22 dicembre 2017 16:58

Dal 18 dicembre il Kurdistan iracheno è in fiamme. A Sulaymaniyya un gruppo di manifestanti ha incendiato gli uffici dei principali partiti. Molti negozi del centro sono chiusi per sciopero. Le forze di sicurezza curde, conosciute come Asayesh, hanno aperto il fuoco contro le persone che protestavano, uccidendone sei e ferendone altre duecento. Inoltre hanno compiuto dei raid nella sede di Nalia radio and television (Nrt), dove hanno distrutto gli uffici e le apparecchiature usate per trasmettere. Alcuni giornalisti sono stati arrestati con l’accusa di aver “incoraggiato la violenza”.

Un altro segno della profonda crisi è che due partiti, Gorran e il Gruppo islamico del Kurdistan, hanno ritirato i loro sei ministri dal governo (composto da 21 ministri) perché sostengono che abbia “perso la legittimità”, come ha dichiarato il deputato di Gorran, Abdul Razaq Shari. “Avevamo presentato molte proposte di riforma ma i due principali partiti le hanno sempre ignorate o respinte”.

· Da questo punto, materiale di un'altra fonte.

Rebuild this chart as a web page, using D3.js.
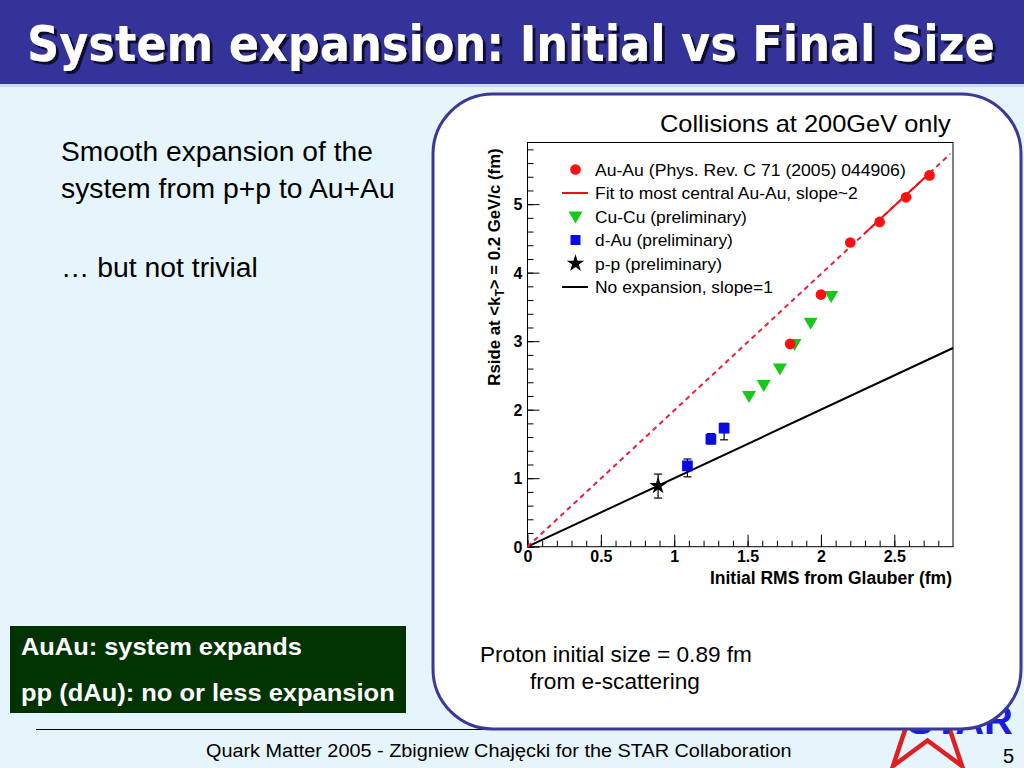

Una dinamica nuova di scontro
Dopo il 2003 il Kurdistan iracheno ha vissuto una stagione di stabilità e prosperità economica, almeno rispetto al resto del paese. Ma dal 2014 è cominciato il declino, innescato dalla decisione del governo centrale di boicottare il governo autonomo di Erbil, che aveva cominciato a esportare petrolio senza autorizzazione. La crisi si è poi intensificata dopo il referendum sull’indipendenza del Kurdistan iracheno dello scorso 25 settembre.

I recenti scontri rientrano in una dinamica completamente nuova, spiega Othman Saleh, un analista politico di Sulaymaniyya: “In passato i manifestanti curdi chiedevano al loro governo le riforme, ora invece alzano la voce per chiedere che se ne vada”. Le autorità di Erbil sono accusate di non aver mantenuto le loro promesse e non pagano i dipendenti pubblici da sei mesi. È un momento davvero difficile per il Kurdistan iracheno e i suoi leader politici.